# Any ideas



## leawilliams10 (Apr 14, 2013)

Any ideas as to what these might be. I can get better pictures tomorrow. The white ones are from tractor supply and they were an assortment. The reds were suppose to be RIR pullets from tractor supply.


----------



## ReTIRED (Mar 28, 2013)

*GUESS: *Red Sex-Links _OR_ Easter-Eggers ( commonly called "Ameracaunas"...but NOT necessarily Ameracaunas..... )
You MIGHT *ASK *your LOCAL "Tractor Supply"...to ask the "Main Company" just WHAT was shipped to them....???
*GOOD LUCK ! *( It COSTS _NUTHIN' _to *ASK. *And ...possibly...they'll _attempt _to TELL a "Good Customer". *I would. *)
-ReTIRED-


----------



## Apyl (Jun 20, 2012)

My opinon, Red sex links.


----------



## GenFoe (Apr 3, 2013)

I was supposed to have two RIR from tractor supply as well.
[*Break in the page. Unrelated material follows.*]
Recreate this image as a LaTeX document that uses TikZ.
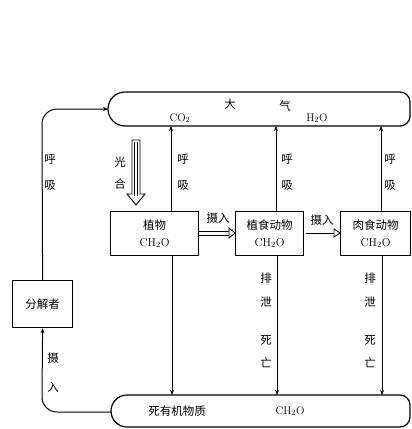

The biggest looks exactly them. I think they are production reds as I've read it is rare to get RIR. I'm sure tractor supply figured most people won't notice or care about the difference.


----------



## Apyl (Jun 20, 2012)

GenFoe said:


> I was supposed to have two RIR from tractor supply as well. The biggest looks exactly them. I think they are production reds as I've read it is rare to get RIR. I'm sure tractor supply figured most people won't notice or care about the difference.


It's not Tractor supply trying to pass off the production reds. They just label their bins with the breed names the hatchery lists them as. Its the hatcheries that claim Rhode Island Red but sells chicks not true to the breed.


----------



## leawilliams10 (Apr 14, 2013)

Apyl said:


> My opinon, Red sex links.


Thanks everyone. Are these good egg layers?


----------



## ReTIRED (Mar 28, 2013)

Yep. VERY Good egg-layers !


----------



## pjs (Mar 19, 2013)

We have 3 red sexlinks and they give us an Xl egg everyday!


----------



## DixieBee (Apr 18, 2013)

The ones that are red and white, when they were still a few days old, were they a light reddish tan color with a couple reddish brown stripes on their back?
That's what cinnamon queen chicks look like (hens), and my 3 week old cinn queens look just like the birds in your pic.


----------



## Apyl (Jun 20, 2012)

leawilliams10 said:


> Thanks everyone. Are these good egg layers?


Yes they are


----------